W rolę lubelskiego niewidomego nauczyciela historii Macieja Białka wcieli się Andrzej Chyra. Film zatytułowany "Carte blanche" prawie w całości będzie kręcony w Lublinie.
Pierwsze zdjęcia kręcone będą już jutro na rogu ulic Chopina i Okopowej. To tam będzie miał miejsce wypadek, w wyniku którego filmowy lubelski nauczyciel będzie powoli tracił wzrok. Wnętrze filmowej szkoły zagra "Biskupiak", zaś na zewnątrz zdjęcia będą kręcone przed innym liceum. Ekipa nie zdradziła, która to będzie szkoła.
Pierwowzorem głównej postaci jest Maciej Białek, nauczyciel historii w VIII LO w Lublinie, który przez lata ukrywał najpierw fakt, że traci wzrok, a później, że już zupełnie nic nie widzi. Maciej bał się utraty pracy. Historia lubelskiego nauczyciela zainspirowała reżysera Jacka Lusińskiego, który postanowił nakręcić film na podstawie jego historii.

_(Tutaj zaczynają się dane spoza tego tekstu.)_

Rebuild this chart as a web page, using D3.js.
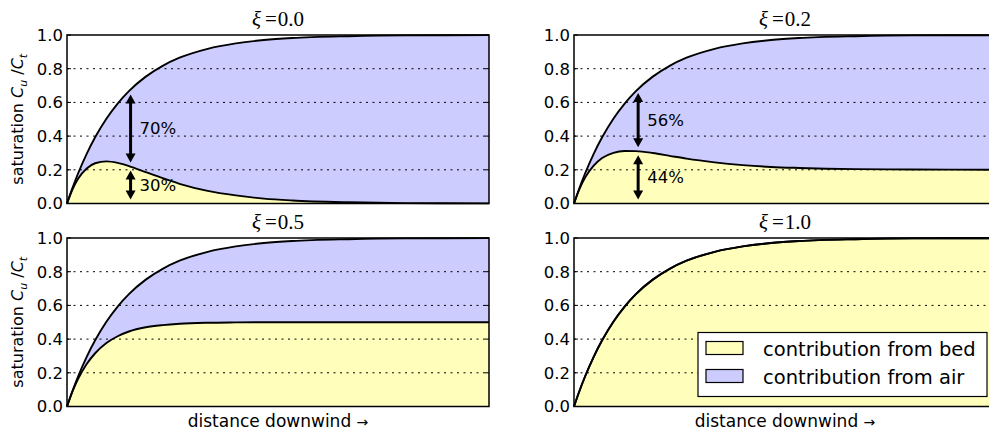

M. Białek uczy od 19 lat historii w VIII LO w Lublinie. Od 14 lat choruje na zwyrodnienie barwnikowe siatkówki. Mimo że nie widzi, nie rezygnuje z czynnej pracy zawodowej oraz z wszelkiej formy aktywności. Jego historia zainspirowała nie tylko reżysera J. Lusińskiego, ale także Polski Instytut Sztuki Filmowej, który postanowił dofinansować produkcję filmu "Carte blanche". W filmie, oprócz Andrzeja Chyry, zagrają inni równie znani aktorzy, m.in. Wojciech Pszoniak, Arkadiusz Jakubik, Urszula Grabowska. Reżyser przewiduje 30 dni zdjęciowych w Lublinie. Ostatnie kadry nagrywane mają być w maju.